- _Do this_: Going through the material below, please gather all lines with the word "matplotlib" in them.

##### Data extract #####

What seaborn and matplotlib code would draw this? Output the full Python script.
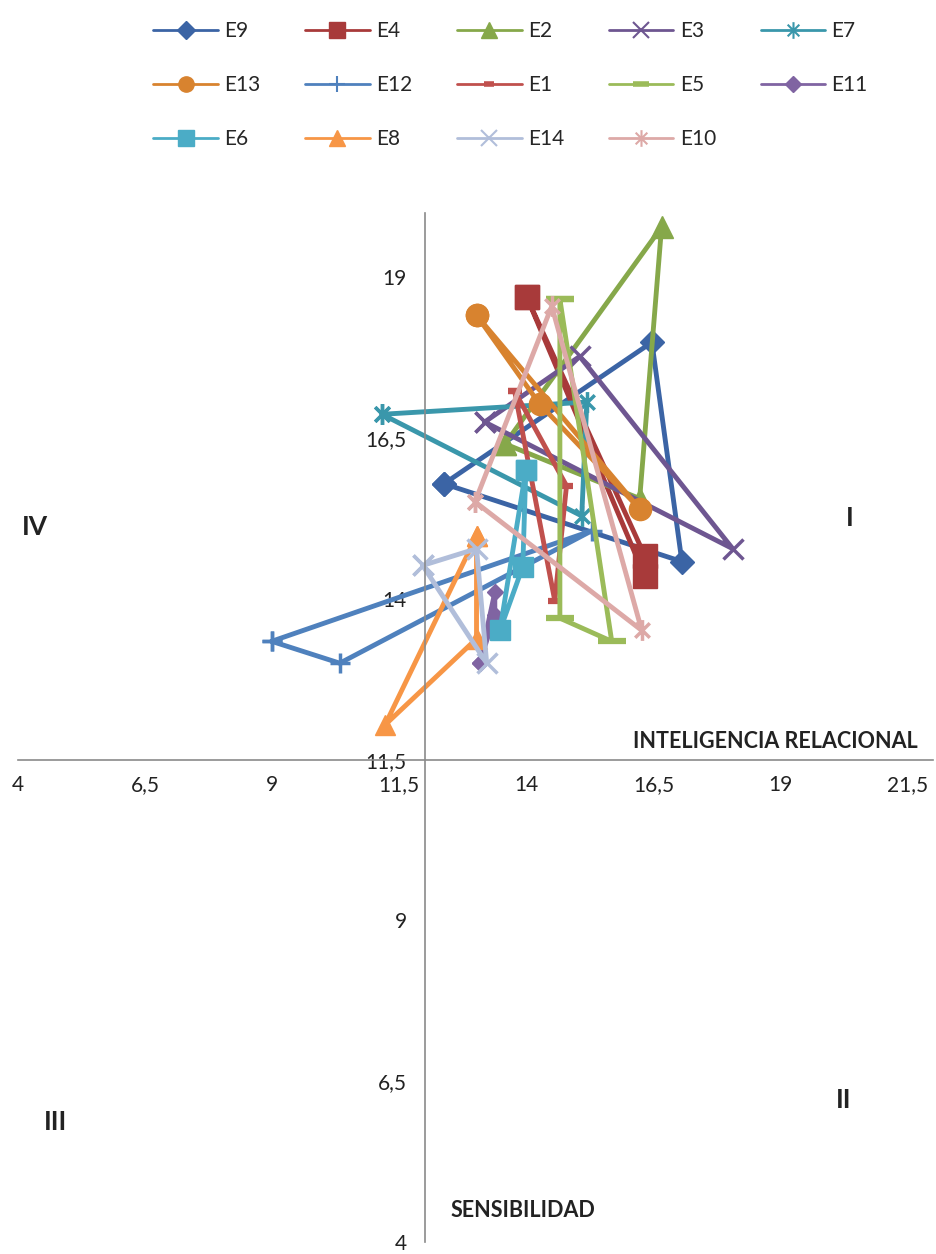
import numpy as np
import pandas as pd
import matplotlib
matplotlib.use("Agg")
import matplotlib.pyplot as plt
from matplotlib.lines import Line2D
from matplotlib.path import Path
from matplotlib.ticker import FuncFormatter
import seaborn as sns

# ordine delle serie come nella legenda
series = ["E9", "E4", "E2", "E3", "E7", "E13", "E12", "E1", "E5", "E11", "E6", "E8", "E14", "E10"]

# coordinate (inteligencia relacional, sensibilidad), ogni triangolo chiuso
e9_x = [12.38, 16.47, 17.06, 12.38]
e9_y = [15.79, 17.99, 14.58, 15.79]
e4_x = [14.01, 16.33, 16.33, 14.01]
e4_y = [18.69, 14.67, 14.35, 18.69]
e2_x = [13.58, 16.66, 16.23, 13.58]
e2_y = [16.41, 19.78, 15.56, 16.41]
e3_x = [13.18, 15.05, 18.06, 13.18]
e3_y = [16.75, 17.77, 14.78, 16.75]
e7_x = [11.16, 15.19, 15.09, 11.16]
e7_y = [16.87, 17.06, 15.29, 16.87]
e13_x = [13.02, 14.26, 16.23, 13.02]
e13_y = [18.41, 17.03, 15.40, 18.41]
e12_x = [8.99, 10.33, 15.29, 8.99]
e12_y = [13.34, 13.00, 15.06, 13.34]
e1_x = [13.77, 14.56, 14.79, 13.77]
e1_y = [17.23, 13.97, 15.76, 17.23]
e5_x = [14.66, 14.66, 15.68, 14.66]
e5_y = [18.66, 13.70, 13.34, 18.66]
e11_x = [13.08, 13.38, 13.38, 13.08]
e11_y = [13.00, 14.10, 13.75, 13.00]
e6_x = [13.99, 13.48, 13.93, 13.99]
e6_y = [16.00, 13.51, 14.50, 16.00]
e8_x = [13.02, 11.22, 13.02, 13.02]
e8_y = [14.98, 12.04, 13.38, 14.98]
e14_x = [11.96, 13.02, 13.22, 11.96]
e14_y = [14.52, 14.78, 13.00, 14.52]
e10_x = [12.99, 14.50, 16.27, 12.99]
e10_y = [15.51, 18.55, 13.51, 15.51]

xs = [e9_x, e4_x, e2_x, e3_x, e7_x, e13_x, e12_x, e1_x, e5_x, e11_x, e6_x, e8_x, e14_x, e10_x]
ys = [e9_y, e4_y, e2_y, e3_y, e7_y, e13_y, e12_y, e1_y, e5_y, e11_y, e6_y, e8_y, e14_y, e10_y]

x_ticks = [4, 6.5, 9, 11.5, 14, 16.5, 19, 21.5]
y_ticks = [4, 6.5, 9, 11.5, 14, 16.5, 19]

df = pd.concat([pd.DataFrame({"serie": s, "ir": x, "sens": y, "ordine": range(len(x))})
                for s, x, y in zip(series, xs, ys)], ignore_index=True)

# stella stile Excel (x + linea verticale)
star = Path([(0, -1), (0, 1), (-0.7, -0.7), (0.7, 0.7), (-0.7, 0.7), (0.7, -0.7)],
            [Path.MOVETO, Path.LINETO, Path.MOVETO, Path.LINETO, Path.MOVETO, Path.LINETO])

colors = ["#3B64A5", "#A83A3A", "#86A84A", "#6E5691", "#3A97AB", "#D8832F", "#4F81BD",
          "#C0504D", "#9BBB59", "#8064A2", "#4BACC6", "#F79646", "#B1BEDA", "#DDA9A7"]
markers = ["D", "s", "^", "x", star, "o", "+", "_", "_", "D", "s", "^", "x", star]
msizes = [12, 17, 16, 15, 15, 16, 15, 10, 20, 8, 14, 15, 15, 15]
leg_sizes = [9, 12, 11, 12, 12, 11, 12, 7, 11, 8, 12, 11, 12, 12]

sns.set_style("white")
plt.rcParams["font.family"] = ["Lato", "DejaVu Sans"]

fig = plt.figure(figsize=(9.37, 12.54), dpi=100)
ax = fig.add_axes([18 / 937, 12 / 1254, 915 / 937, 1029 / 1254])

for s, c, m, ms in zip(series, colors, markers, msizes):
    sub = df[df["serie"] == s]
    mew = 2.5 if m in ("x", "+") or isinstance(m, Path) else (4.5 if m == "_" else 1)
    sns.lineplot(data=sub, x="ir", y="sens", sort=False, estimator=None, ax=ax,
                 color=c, lw=3.5, marker=m, markersize=ms, markeredgewidth=mew,
                 markeredgecolor=c, markerfacecolor=c if not isinstance(m, Path) else "none",
                 legend=False, clip_on=False)

ax.set_xlim(4, 22)
ax.set_ylim(4, 20)
ax.set_xticks(x_ticks)
ax.set_yticks(y_ticks)
fmt = FuncFormatter(lambda v, _: f"{v:g}".replace(".", ","))
ax.xaxis.set_major_formatter(fmt)
ax.yaxis.set_major_formatter(fmt)
ax.set_xlabel("")
ax.set_ylabel("")

for side in ["top", "right"]:
    ax.spines[side].set_visible(False)
ax.spines["left"].set_position(("data", 12))
ax.spines["bottom"].set_position(("data", 11.5))
for side in ["left", "bottom"]:
    ax.spines[side].set_color("#8A8A8A")
    ax.spines[side].set_linewidth(1.2)
ax.tick_params(axis="x", direction="inout", length=10, width=1, color="#8A8A8A",
               pad=6, labelsize=15, labelcolor="#222222")
ax.tick_params(axis="y", direction="out", length=5, width=1, color="#8A8A8A",
               pad=8, labelsize=15, labelcolor="#222222")

# etichette assi e quadranti
fig.text(0.827, 0.4083, "INTELIGENCIA RELACIONAL", ha="center", va="center",
         fontsize=15.5, fontweight="bold", color="#222222")
fig.text(0.558, 0.0343, "SENSIBILIDAD", ha="center", va="center",
         fontsize=15.5, fontweight="bold", color="#222222")
for txt, fx, fy in [("IV", 0.0374, 0.5797), ("I", 0.907, 0.587),
                    ("III", 0.0587, 0.1053), ("II", 0.90, 0.1228)]:
    fig.text(fx, fy, txt, ha="center", va="center", fontsize=19,
             fontweight="bold", color="#222222")

# legenda 3 righe x 5 colonne (riordinata per riempimento per righe)
handles = []
for c, m, ms in zip(colors, markers, leg_sizes):
    mew = 1.5 if m in ("x", "+") or isinstance(m, Path) else (4 if m == "_" else 1)
    handles.append(Line2D([], [], color=c, lw=2, marker=m, markersize=ms, markeredgewidth=mew,
                          markeredgecolor=c,
                          markerfacecolor=c if not isinstance(m, Path) else "none"))
order = [i for col in range(5) for i in range(col, len(series), 5)]
fig.legend([handles[i] for i in order], [series[i] for i in order], ncol=5,
           loc="upper left", bbox_to_anchor=(0.148, 0.995), frameon=False,
           fontsize=15, handlelength=3.1, handletextpad=0.3, columnspacing=2.15,
           labelspacing=1.64, borderpad=0.2)

fig.savefig("out.png", dpi=100)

#####

- _Finished task_:
What seaborn and matplotlib code would draw this? Output the full Python script.
import matplotlib
matplotlib.use("Agg")
import matplotlib.pyplot as plt
from matplotlib.lines import Line2D
from matplotlib.path import Path
from matplotlib.ticker import FuncFormatter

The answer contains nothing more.